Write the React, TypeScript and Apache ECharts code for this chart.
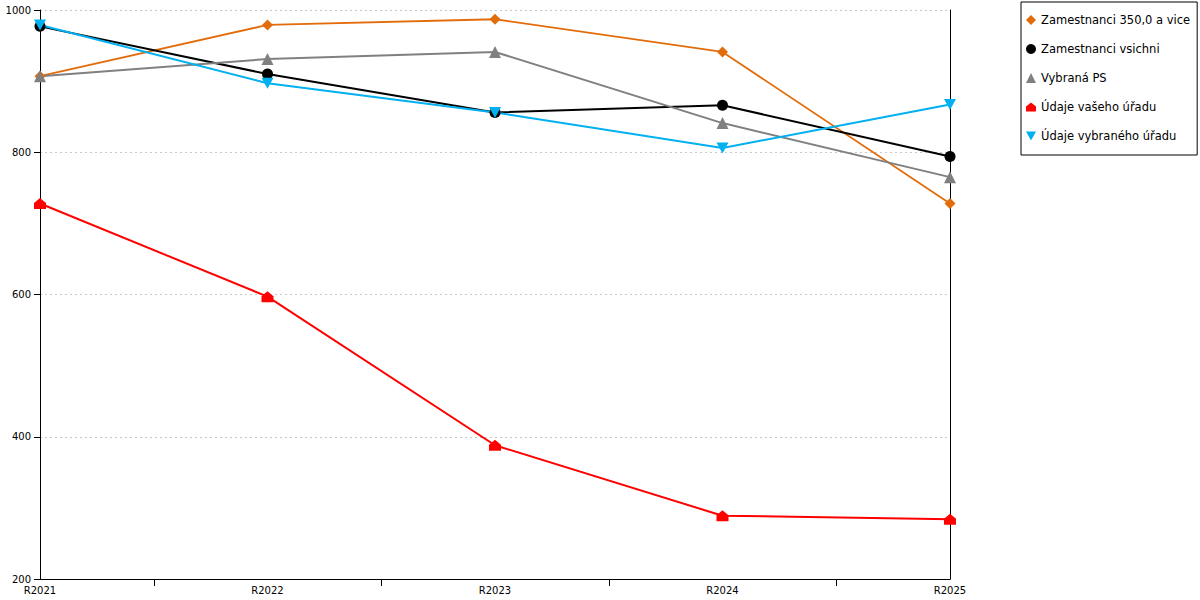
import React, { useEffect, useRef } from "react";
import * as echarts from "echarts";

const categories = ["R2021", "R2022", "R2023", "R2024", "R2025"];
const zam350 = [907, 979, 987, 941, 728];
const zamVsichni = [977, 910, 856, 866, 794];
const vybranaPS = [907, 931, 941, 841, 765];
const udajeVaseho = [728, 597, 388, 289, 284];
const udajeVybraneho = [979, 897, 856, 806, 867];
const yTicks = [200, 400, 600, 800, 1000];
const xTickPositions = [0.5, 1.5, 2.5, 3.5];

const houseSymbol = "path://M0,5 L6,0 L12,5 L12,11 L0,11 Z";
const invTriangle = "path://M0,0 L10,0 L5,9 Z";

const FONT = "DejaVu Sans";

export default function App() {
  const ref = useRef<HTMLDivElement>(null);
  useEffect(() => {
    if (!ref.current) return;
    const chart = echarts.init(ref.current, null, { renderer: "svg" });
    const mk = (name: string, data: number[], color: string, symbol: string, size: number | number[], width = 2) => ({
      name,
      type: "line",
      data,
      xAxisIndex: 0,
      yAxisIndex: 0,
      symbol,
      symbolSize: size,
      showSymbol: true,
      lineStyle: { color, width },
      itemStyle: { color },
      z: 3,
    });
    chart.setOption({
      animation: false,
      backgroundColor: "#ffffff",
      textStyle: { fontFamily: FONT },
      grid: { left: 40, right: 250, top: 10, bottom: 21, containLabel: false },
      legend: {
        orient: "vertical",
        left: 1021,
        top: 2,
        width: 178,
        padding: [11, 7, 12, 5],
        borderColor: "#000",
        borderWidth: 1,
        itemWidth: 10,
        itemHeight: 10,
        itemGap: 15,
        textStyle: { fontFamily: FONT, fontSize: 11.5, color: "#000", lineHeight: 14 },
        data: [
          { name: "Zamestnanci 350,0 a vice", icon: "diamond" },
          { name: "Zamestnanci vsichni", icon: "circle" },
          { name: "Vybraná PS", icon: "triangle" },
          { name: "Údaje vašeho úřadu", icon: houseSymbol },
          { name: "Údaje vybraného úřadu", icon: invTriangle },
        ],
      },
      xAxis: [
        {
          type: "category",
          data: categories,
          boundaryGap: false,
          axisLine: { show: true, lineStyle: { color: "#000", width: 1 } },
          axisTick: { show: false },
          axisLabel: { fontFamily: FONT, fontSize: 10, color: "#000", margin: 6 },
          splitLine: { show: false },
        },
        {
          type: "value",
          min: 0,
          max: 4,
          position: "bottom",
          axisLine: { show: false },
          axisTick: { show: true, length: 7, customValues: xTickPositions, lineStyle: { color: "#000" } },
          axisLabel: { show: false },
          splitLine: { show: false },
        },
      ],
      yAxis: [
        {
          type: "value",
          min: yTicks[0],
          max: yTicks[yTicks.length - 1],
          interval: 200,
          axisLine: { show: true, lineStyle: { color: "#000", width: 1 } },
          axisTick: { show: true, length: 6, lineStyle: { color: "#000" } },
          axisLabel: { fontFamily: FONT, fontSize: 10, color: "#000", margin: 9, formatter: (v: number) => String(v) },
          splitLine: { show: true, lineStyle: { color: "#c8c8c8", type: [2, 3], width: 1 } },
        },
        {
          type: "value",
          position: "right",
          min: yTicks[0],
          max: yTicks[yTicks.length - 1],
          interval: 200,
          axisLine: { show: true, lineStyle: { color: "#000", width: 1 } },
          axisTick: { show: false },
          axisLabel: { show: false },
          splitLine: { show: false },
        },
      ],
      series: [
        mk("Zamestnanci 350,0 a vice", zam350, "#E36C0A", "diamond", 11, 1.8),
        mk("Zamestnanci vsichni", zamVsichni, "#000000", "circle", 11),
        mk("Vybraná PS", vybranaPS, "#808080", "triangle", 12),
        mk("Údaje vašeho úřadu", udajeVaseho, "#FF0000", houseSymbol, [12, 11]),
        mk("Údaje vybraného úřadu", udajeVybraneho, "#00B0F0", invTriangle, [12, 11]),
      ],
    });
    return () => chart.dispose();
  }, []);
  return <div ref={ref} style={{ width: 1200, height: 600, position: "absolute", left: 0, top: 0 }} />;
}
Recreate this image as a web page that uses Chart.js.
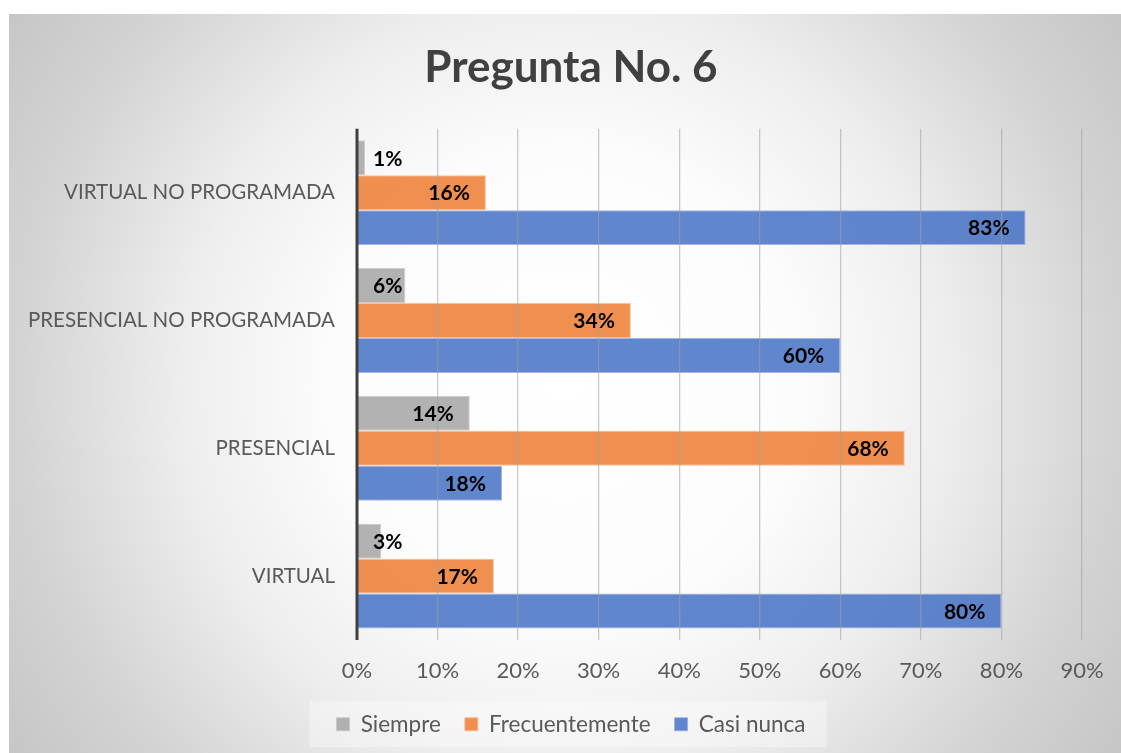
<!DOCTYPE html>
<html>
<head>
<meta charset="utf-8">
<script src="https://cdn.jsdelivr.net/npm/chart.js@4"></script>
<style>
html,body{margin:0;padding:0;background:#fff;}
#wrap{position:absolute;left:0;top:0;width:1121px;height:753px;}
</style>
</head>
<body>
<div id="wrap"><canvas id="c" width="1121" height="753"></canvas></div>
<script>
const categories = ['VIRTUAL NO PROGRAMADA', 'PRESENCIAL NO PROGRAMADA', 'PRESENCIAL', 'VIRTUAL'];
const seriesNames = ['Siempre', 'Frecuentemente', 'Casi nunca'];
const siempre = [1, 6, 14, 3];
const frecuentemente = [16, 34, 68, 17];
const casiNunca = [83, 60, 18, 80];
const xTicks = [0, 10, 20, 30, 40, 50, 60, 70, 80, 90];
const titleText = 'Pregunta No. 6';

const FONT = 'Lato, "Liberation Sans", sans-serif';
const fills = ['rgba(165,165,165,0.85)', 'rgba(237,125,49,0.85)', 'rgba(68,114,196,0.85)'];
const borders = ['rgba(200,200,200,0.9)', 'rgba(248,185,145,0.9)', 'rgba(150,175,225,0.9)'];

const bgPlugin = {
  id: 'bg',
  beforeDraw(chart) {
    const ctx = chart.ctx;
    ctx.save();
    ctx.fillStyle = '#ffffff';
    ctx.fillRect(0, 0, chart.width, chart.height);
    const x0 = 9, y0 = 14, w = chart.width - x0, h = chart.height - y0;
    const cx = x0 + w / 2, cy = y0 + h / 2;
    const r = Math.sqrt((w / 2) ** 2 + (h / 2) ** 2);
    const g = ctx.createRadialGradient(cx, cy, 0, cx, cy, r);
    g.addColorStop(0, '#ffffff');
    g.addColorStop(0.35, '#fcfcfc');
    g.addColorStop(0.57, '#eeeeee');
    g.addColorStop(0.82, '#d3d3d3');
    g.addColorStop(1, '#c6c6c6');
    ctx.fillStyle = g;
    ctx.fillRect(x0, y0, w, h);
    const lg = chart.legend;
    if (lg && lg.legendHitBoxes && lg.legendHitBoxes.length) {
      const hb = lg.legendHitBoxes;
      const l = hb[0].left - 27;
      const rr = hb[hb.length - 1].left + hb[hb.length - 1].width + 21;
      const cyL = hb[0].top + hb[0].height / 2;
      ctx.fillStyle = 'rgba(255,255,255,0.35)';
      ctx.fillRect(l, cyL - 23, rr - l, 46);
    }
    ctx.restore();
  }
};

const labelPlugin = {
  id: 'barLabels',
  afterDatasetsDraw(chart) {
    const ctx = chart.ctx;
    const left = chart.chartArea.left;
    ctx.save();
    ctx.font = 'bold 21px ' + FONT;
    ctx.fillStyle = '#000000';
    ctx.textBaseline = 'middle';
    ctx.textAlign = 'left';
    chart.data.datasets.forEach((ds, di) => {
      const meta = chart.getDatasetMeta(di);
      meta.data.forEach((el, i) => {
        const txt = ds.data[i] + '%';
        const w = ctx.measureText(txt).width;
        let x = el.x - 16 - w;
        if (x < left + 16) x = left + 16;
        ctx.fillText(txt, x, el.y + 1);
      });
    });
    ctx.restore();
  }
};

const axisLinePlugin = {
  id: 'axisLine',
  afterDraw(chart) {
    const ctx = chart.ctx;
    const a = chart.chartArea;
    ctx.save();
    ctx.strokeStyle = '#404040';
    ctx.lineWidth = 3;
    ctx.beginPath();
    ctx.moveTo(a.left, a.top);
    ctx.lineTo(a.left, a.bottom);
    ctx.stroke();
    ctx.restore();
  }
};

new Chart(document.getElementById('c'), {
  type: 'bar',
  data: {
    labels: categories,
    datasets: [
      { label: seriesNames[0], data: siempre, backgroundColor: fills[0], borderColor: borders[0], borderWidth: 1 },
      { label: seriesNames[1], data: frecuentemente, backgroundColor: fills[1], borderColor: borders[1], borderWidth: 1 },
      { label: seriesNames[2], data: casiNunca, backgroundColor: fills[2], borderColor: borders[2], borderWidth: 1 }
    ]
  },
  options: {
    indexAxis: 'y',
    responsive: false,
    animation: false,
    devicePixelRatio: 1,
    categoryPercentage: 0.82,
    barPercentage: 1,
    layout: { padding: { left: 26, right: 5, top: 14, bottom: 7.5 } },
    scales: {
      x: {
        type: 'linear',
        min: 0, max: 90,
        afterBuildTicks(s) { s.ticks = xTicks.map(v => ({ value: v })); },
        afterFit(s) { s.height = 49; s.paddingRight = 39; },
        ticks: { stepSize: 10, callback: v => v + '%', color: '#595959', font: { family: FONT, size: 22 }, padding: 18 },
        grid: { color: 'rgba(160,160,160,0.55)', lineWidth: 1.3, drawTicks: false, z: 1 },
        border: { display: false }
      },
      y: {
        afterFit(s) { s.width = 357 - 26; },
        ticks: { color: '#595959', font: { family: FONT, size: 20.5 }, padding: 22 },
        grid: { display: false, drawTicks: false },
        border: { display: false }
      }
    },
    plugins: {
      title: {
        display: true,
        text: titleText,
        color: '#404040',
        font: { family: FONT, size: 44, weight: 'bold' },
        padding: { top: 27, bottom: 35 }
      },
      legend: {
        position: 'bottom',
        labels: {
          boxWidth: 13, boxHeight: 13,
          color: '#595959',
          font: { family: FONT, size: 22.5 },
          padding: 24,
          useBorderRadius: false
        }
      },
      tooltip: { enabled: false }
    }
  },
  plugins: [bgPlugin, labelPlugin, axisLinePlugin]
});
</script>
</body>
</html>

==============================

Work instructions:
Each line from the top of the material through the line containing "import * as" should be reproduced exactly; please drop any images.

Complete response:
Write the React, TypeScript and Apache ECharts code for this chart.
import React, { useEffect, useRef } from "react";
import * as echarts from "echarts";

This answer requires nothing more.